What's the status of your next solo album?
It's on hold for the time being. And I don't mind that for the opportunity to do this with Fleetwood Mac. I spent the last three years writing for this upcoming album of mine--whenever I do it. I'll probably write a couple of songs on the road over the next couple of months, which will balance out the three years I spent writing quietly in Phoenix, you know? The songs will be an interesting mix. I kind of feel like whenever it happens, it will.

Is there anyone special in your life right now?
No. Doing a tour is so overwhelming. It does take over your life.
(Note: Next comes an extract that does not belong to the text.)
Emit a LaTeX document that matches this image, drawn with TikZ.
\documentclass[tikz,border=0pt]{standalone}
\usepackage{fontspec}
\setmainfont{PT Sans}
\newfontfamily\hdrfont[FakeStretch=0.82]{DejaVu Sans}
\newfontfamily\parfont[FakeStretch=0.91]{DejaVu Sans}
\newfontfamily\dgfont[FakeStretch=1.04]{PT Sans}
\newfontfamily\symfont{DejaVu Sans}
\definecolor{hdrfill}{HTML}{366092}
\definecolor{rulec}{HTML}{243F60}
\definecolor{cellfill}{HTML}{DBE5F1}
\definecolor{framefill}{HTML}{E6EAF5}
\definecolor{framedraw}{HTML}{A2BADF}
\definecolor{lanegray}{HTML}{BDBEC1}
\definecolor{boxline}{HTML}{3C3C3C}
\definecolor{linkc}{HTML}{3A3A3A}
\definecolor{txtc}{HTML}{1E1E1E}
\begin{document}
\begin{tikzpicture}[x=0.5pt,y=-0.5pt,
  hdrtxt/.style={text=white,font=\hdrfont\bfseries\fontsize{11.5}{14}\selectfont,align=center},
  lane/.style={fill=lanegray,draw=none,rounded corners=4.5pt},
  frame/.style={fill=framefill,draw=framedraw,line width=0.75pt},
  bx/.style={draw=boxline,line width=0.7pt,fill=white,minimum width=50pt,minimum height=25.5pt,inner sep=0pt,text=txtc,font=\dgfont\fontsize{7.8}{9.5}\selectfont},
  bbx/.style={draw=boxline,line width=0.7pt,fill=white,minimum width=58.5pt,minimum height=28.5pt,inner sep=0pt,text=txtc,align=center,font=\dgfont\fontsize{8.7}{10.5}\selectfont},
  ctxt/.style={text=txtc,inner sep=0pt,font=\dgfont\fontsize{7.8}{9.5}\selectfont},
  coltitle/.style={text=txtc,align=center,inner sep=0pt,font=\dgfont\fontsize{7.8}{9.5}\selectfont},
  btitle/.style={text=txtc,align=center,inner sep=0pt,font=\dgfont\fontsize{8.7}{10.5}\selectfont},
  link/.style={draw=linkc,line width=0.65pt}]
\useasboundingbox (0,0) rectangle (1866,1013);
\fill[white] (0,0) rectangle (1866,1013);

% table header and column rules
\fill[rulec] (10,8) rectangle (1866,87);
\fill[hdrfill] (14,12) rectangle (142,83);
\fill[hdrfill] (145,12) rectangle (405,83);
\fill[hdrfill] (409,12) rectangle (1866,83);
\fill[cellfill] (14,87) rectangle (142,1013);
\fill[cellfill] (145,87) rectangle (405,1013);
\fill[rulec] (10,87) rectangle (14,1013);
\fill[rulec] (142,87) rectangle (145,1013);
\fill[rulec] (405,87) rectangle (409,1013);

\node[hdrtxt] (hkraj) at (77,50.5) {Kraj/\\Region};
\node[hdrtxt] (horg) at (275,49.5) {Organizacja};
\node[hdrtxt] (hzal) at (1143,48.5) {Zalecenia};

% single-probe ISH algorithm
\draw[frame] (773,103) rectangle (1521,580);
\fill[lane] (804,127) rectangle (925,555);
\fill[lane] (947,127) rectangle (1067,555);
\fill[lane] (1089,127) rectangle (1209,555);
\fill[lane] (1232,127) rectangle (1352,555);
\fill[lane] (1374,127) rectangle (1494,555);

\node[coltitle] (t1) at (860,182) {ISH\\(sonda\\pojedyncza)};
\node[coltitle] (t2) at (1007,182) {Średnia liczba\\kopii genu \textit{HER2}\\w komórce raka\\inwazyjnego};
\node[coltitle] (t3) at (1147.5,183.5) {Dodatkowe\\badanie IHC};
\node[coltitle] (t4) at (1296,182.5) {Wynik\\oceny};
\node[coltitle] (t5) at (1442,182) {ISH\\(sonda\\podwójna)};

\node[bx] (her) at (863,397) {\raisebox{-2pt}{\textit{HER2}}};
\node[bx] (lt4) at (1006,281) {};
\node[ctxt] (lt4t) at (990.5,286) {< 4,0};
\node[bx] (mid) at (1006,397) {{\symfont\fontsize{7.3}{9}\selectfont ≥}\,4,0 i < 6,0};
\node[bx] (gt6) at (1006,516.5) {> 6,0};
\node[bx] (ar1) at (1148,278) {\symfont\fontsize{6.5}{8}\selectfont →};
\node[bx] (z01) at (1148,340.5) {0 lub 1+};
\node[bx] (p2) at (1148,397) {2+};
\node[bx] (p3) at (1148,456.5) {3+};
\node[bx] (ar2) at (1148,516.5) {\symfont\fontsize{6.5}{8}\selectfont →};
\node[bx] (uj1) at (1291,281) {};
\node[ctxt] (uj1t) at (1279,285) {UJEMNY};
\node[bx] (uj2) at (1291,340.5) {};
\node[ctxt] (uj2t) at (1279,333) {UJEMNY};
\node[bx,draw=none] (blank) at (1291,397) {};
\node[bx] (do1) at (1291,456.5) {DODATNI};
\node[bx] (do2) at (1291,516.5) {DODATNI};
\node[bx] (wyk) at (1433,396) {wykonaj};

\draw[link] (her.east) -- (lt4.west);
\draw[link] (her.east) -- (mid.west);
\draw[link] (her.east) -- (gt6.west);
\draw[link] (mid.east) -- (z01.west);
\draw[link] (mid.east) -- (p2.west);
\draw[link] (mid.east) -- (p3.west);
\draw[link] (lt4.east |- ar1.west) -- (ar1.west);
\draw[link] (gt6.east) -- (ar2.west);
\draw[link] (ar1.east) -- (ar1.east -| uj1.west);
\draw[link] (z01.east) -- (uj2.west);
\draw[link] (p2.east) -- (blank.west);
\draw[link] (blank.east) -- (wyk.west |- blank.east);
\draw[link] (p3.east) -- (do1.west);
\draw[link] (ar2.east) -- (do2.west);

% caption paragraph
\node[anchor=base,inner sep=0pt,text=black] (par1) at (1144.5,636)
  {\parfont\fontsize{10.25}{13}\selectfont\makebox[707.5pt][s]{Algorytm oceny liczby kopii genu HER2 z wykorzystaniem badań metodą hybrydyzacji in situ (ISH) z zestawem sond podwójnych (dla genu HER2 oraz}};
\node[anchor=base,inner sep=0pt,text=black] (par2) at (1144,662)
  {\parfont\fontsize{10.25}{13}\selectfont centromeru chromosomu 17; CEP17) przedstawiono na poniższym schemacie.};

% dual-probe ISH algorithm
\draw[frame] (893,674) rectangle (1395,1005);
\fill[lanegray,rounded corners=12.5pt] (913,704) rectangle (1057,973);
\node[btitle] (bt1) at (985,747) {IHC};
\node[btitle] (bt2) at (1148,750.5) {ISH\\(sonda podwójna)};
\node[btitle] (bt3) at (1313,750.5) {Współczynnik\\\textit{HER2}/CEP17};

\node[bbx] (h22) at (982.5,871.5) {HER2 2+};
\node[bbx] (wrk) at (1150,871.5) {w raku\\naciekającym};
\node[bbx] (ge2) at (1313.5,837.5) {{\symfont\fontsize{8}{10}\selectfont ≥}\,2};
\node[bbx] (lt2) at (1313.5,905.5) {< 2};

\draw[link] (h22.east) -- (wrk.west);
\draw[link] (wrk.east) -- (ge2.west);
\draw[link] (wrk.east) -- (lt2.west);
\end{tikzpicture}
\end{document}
Do you still paint? Your paintings, like "Rhiannon," have raised thousands of dollars for AmFar and other organizations.
I do. That's just something that's there, and one day the time will be right and I'll do some prints and maybe a coffee-table book. It's just sitting there waiting, like the next album.

You told us a few years ago that you'd created your whole chiffon and suede boots image thing, and if you could change it now, you would.
That was probably just a passing thought. I know that whatever image you create in the beginning of your career, you'd better like it, because you're going to be stuck with it. I'm not sorry about mine.
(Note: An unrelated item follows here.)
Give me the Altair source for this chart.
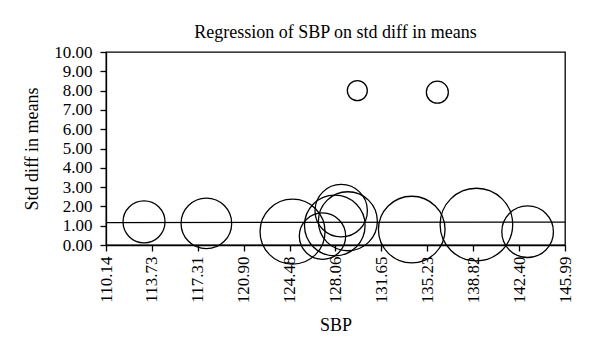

I love my clothes. I kind of dress that way in real life. I'm not as cosmic as people probably think I am, but I do love beautiful fabrics and beautifully made things, whether it's a dress or a skirt or a set of drapes.

So, do you go grocery shopping dressed that way?
I DON'T GO GROCERY SHOPPING.

But you do go out.
Oh yes. I go out shopping. I go to all the malls. I go to all the fabulous stores. I just choose not to be recognized, and I'm not. If I want to be seen, I can be recognized. If I don't, I can just kind of put my head down, assume the shopper's pose and go.

When you went out on your final tour with Fleetwood Mac in 1990, you complained about not having much power in the group. How do things compare now?
It's better, but it's not better because I have more power. It feels like each of us is more able to be a team player than before.

Any special things you're doing to prepare for the tour?
We're taking a voice coach with us. I will do 30 to 40 minutes with him every afternoon before a show, so I'll actually be studying voice for three months, which is so incredible. There will not be any bad singing nights...

What does the coach do?
He works out your voice so you don't have to get used to singing when you walk out onstage. Your vocal cords are all warmed up, and you're in perfect form. Like, if you were a ballerina, you would half an hour solid before a performance. Well, we forget there are muscles used in vocalizing, just as there are in ballet. You wouldn't go out and do Swan Lake without a warmup. So, why would you sing for two and a half hours without one?

Years ago, you had a voice coach on tour who was concentrating on helping you raise your pitch.
And I did that, very successfully. Otherwise [drops into a gravelly, latter-day Lucille Ball style growl] I'd be talking down here. A lot of my vocal things went away when I raised my pitch. Now, the circumstances are special. We're doing 40 shows, and when you're doing that many shows, and two and three in a row, and a two-and-a-half-hour set--with "Rhiannon" and "Stand Back" and songs that are really tough to sing--you have to be like an Olympic athlete.

You've said you really don't like being on camera. Is that still true after so many videos?
I just don't like it. It makes you lose all your spontaneity. I can be effervescent with friends around a piano for hours, but the minute you bring out a camera, I go flat. And I think what I do onstage was not meant to be seen by me, it was meant to be seen by everybody else.

When I'm onstage, I'm not supposed to be thinking about how I look. And when I'm being filmed, I do think about it. Everybody does. It makes it hard to be as good as you could be at your trade when you're thinking: "Is this a good angle? Is the lighting good? That guy, that camera, is, like, right into my neck!" You freak out.

And now, well, it was Audrey Hepburn who said watching yourself on film is like watching the aging process. Every time you see yourself, you look older. I'd rather not see it.